= Shift kit =

A shift kit is a set of components for automobiles designed to improve how well the car shifts between gears. Kits are made for both automatic and manual transmissions.

==Towing considerations==
During a shift, power is lost in the clutch (for automatic transmissions the clutches are usually internal) due to clutch slip and the difference between the current and final output shaft speeds. This makes a quick shift more desirable when towing, to reduce clutch wear and heat developed in the transmission. Balancing this, too quick a shift increases peak mechanical loads on the transmission, engine and drive train; an instant shift would cause impact loads and lead to early mechanical failure, as well as an unpleasant driving experience.

==Manual transmission kit==
For manual transmission equipped cars, it is a component that replaces the stock gear selector (shifter).
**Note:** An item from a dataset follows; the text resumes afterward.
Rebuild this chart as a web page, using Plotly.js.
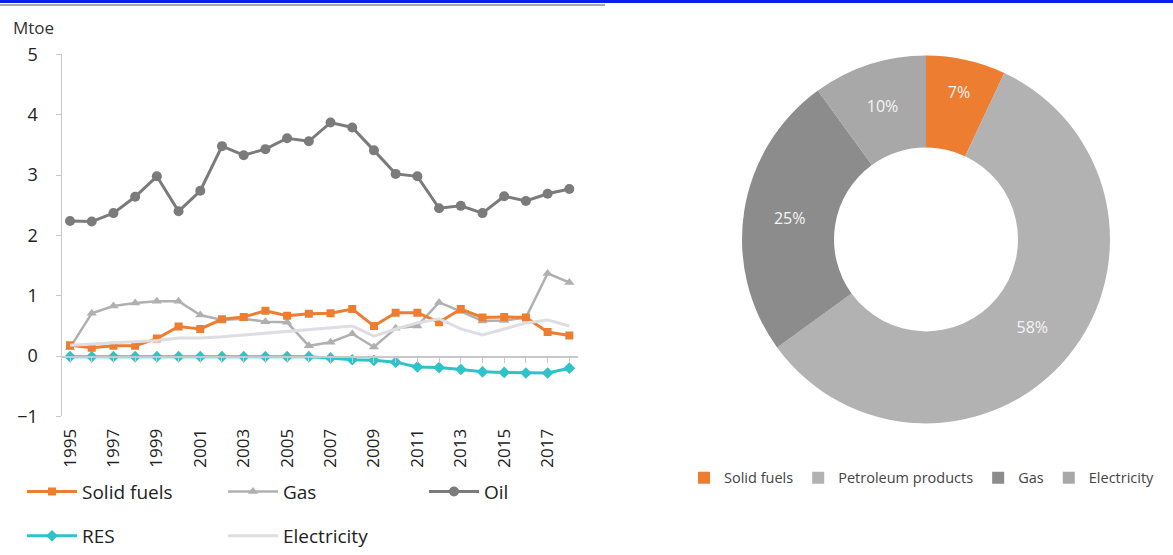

A shift kit usually shortens the throws of selecting a gear (also known as a short throw shift or short shifter), therefore allowing a driver to reduce the shift time and change gears more efficiently.

==Automatic transmission kit==
An automatic transmission's main focus is smooth shifting between gears. To accomplish this it often goes into two gears at once while shifting up, which is known as a shift overlap. In these cars, it is a kit that can reduce or eliminate the shift overlap. It will also reduce wear because the transmission won't be trying to drive in two gears at once.

==History==
The term "Shift Kit" is a registered trademark of the company "TransGo" which originated the development of automatic transmission valve body improvement and upgrade components such as springs, valves, and instructional materials to improve the shift characteristics and durability of automatic transmissions.